このままでは本来必要とする2型糖尿病患者への供給が滞り、治療に支障が生じかねないとして、学会は「メディカルダイエット」や「医療ダイエット」「GLP-1ダイエット」を標榜して、ダイエット目的の健康な人たちに自由診療で糖尿病治療薬を処方している医師に対し「適応外使用を中止してほしい」と呼びかけている。
9割の国民が持つ「痩せたい」願望
過剰なメディカルダイエットの現実
だが、日本糖尿学会の呼びかけは、あまり功を奏さないかもしれない。国内の糖尿病有病者と糖尿病予備群は合わせて約2,000万人いるといわれているが(平成28年「国民健康・栄養調査」)、「ダイエットしたい」と考えている国民の割合は9割とも言われている他、20代~40代女性の 86.7%が ダイエット経験者で、うち 87.3%が ダイエット挫折者(2020年森下仁丹調査)という数字もある。美容目的だけでなく、健康のためにもダイエットしたいと思っている国民の数はとんでもなく多いはずだ。
需要があるから、供給される。
試しに、「メディカルダイエット」「GLP-1ダイエット」と入れて検索してみると、「医療機関が提供する医薬品や医療機器を用いたダイエット」「過度な運動や食事制限なく痩せられる」「継続しやすくリバウンドしづらい」「効果が緩やかなサプリメントと違って医薬品なので、効果効能が全然違う」「初診からオンラインで薬の処方が可能」など、魅力的な言葉が並ぶ。値段も、自由診療ながら月々数千円から2万円台と、エステやジムに通うより割安だ。

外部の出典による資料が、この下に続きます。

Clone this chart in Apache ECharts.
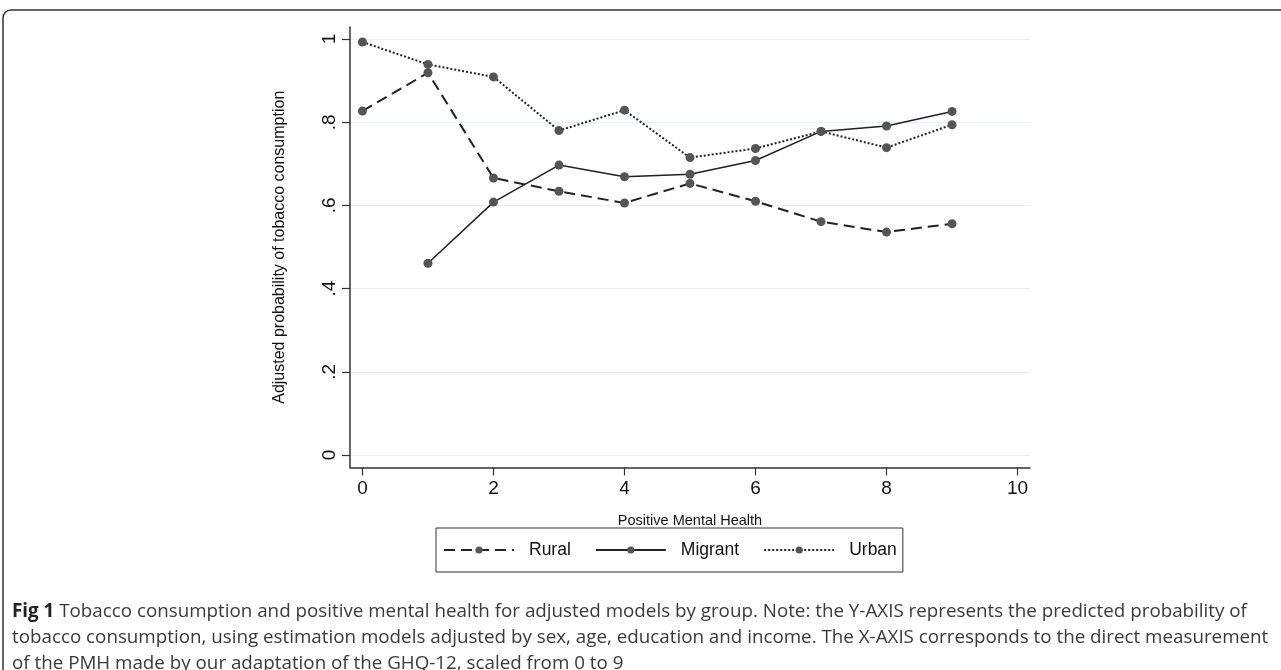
<!DOCTYPE html>
<html>
<head>
<meta charset="utf-8">
<script src="https://cdn.jsdelivr.net/npm/echarts@6/dist/echarts.min.js"></script>
<style>
html,body{margin:0;padding:0;background:#fff;}
#chart{width:1281px;height:670px;}
</style>
</head>
<body>
<div id="chart"></div>
<script>
// ---- data ----
const pmh = [0, 1, 2, 3, 4, 5, 6, 7, 8, 9];
const rural = [0.827, 0.919, 0.666, 0.634, 0.606, 0.653, 0.610, 0.561, 0.536, 0.556];
const migrant = [null, 0.461, 0.608, 0.697, 0.669, 0.675, 0.708, 0.778, 0.791, 0.826];
const urban = [0.993, 0.939, 0.909, 0.780, 0.829, 0.715, 0.737, 0.778, 0.739, 0.794];
const xTicks = [0, 2, 4, 6, 8, 10];
const yTicks = [0, 0.2, 0.4, 0.6, 0.8, 1];
const seriesNames = ['Rural', 'Migrant', 'Urban'];
const xTitle = 'Positive Mental Health';
const yTitle = 'Adjusted probability of tobacco consumption';
const captionBold = 'Fig 1';
const captionLines = [
  ' Tobacco consumption and positive mental health for adjusted models by group. Note: the Y-AXIS represents the predicted probability of',
  'tobacco consumption, using estimation models adjusted by sex, age, education and income. The X-AXIS corresponds to the direct measurement',
  'of the PMH made by our adaptation of the GHQ-12, scaled from 0 to 9'
];

function pairs(arr) {
  return pmh.map((x, i) => [x, arr[i]]).filter(p => p[1] !== null);
}

const chart = echarts.init(document.getElementById('chart'), null, {renderer: 'canvas'});
const FONT = '"Liberation Sans", Arial, sans-serif';
const markerColor = '#555555';

function mkSeries(name, data, lineType, width) {
  return {
    name: name,
    type: 'line',
    data: pairs(data),
    symbol: 'circle',
    symbolSize: 9,
    showSymbol: true,
    itemStyle: {color: markerColor},
    lineStyle: {color: '#222222', width: width, type: lineType},
    emphasis: {disabled: true},
    z: 3
  };
}

const option = {
  animation: false,
  backgroundColor: '#ffffff',
  grid: {left: 350, right: 251, top: 27, bottom: 202.5, containLabel: false},
  xAxis: {
    type: 'value',
    min: -0.19,
    max: 10.19,
    name: xTitle,
    nameLocation: 'middle',
    nameGap: 46,
    nameTextStyle: {fontFamily: FONT, fontSize: 14.5, color: '#111'},
    axisLine: {show: true, onZero: false, lineStyle: {color: '#333', width: 1.5}},
    axisTick: {show: true, length: 8, lineStyle: {color: '#333', width: 1.2}, customValues: xTicks},
    axisLabel: {fontFamily: FONT, fontSize: 19, color: '#111', margin: 12, customValues: xTicks},
    splitLine: {show: false}
  },
  yAxis: {
    type: 'value',
    min: -0.03,
    max: 1.029,
    name: yTitle,
    nameLocation: 'middle',
    nameGap: 62,
    nameRotate: 90,
    nameTextStyle: {fontFamily: FONT, fontSize: 16, color: '#111'},
    axisLine: {show: true, onZero: false, lineStyle: {color: '#333', width: 1.5}},
    axisTick: {show: true, length: 8, lineStyle: {color: '#333', width: 1.2}, customValues: yTicks},
    axisLabel: {
      fontFamily: FONT, fontSize: 19, color: '#111', margin: 11, rotate: 90,
      customValues: yTicks,
      formatter: function (v) {
        if (Math.abs(v) < 1e-9) return '0';
        if (Math.abs(v - 1) < 1e-9) return '1';
        return String(Math.round(v * 10) / 10).replace(/^0/, '');
      }
    },
    splitLine: {show: true, lineStyle: {color: '#e6eff1', width: 1.2}}
  },
  legend: {
    show: true,
    left: 436,
    top: 528,
    width: 472,
    height: 46,
    orient: 'horizontal',
    data: seriesNames,
    itemWidth: 70,
    itemHeight: 9,
    itemGap: 24,
    padding: [13, 6, 13, 7],
    borderColor: '#333',
    borderWidth: 1,
    backgroundColor: '#fff',
    textStyle: {fontFamily: FONT, fontSize: 17.5, color: '#111', padding: [0, 0, 0, 10]},
    selectedMode: false
  },
  series: [
    mkSeries(seriesNames[0], rural, [11, 6], 2),
    mkSeries(seriesNames[1], migrant, 'solid', 1.5),
    mkSeries(seriesNames[2], urban, [2, 2], 2)
  ],
  graphic: [
    {
      type: 'rect',
      shape: {x: 3, y: 10, width: 1300, height: 680, r: 8},
      style: {fill: 'none', stroke: '#333', lineWidth: 1.5},
      silent: true,
      z: -1
    },
    {
      type: 'text',
      left: 12,
      top: 599,
      style: {
        text: '{b|' + captionBold + '}' + captionLines[0] + '\n' + captionLines[1] + '\n' + captionLines[2],
        font: '18.8px "Open Sans", sans-serif',
        fill: '#3a3a3a',
        lineHeight: 26,
        rich: {
          b: {fontFamily: '"Open Sans", sans-serif', fontWeight: 'bold', fontSize: 18.8, fill: '#222', lineHeight: 26}
        }
      },
      silent: true
    }
  ]
};

chart.setOption(option);
</script>
</body>
</html>
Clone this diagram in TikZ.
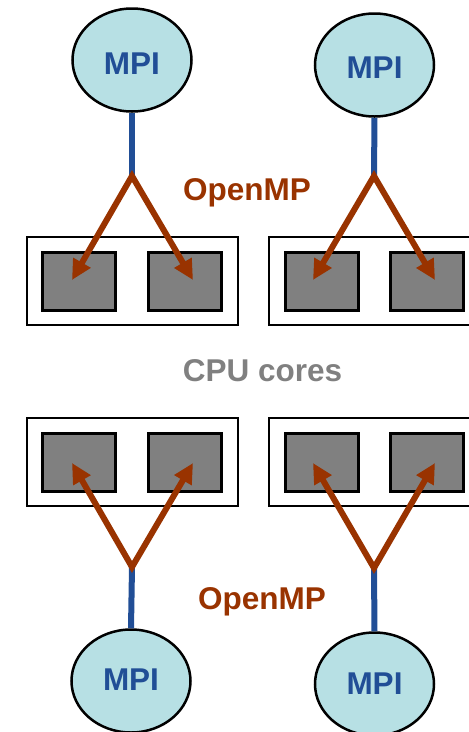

4月には、お笑いコンビ「かまいたち」の山内健司さんが糖尿病治療薬を使って10㎏のダイエットに成功したことをユーチューブで発信。驚きの痩身効果を紹介してバズった(現在は非公開)。
実は、筆者も昨年末、1万円でのメディカルダイエット体験を試してみた。都心のクリニックを訪れ、問診の後、腹部への注射と低周波マッサージ各1回、内服薬3日間で、即効2㎏の痩身に成功。嘔吐と食欲不振という副作用はあるものの、一カ月ぐらいなら我慢できそう。これで10㎏痩せるなら、飛びつく人は大勢いるだろうなと思った。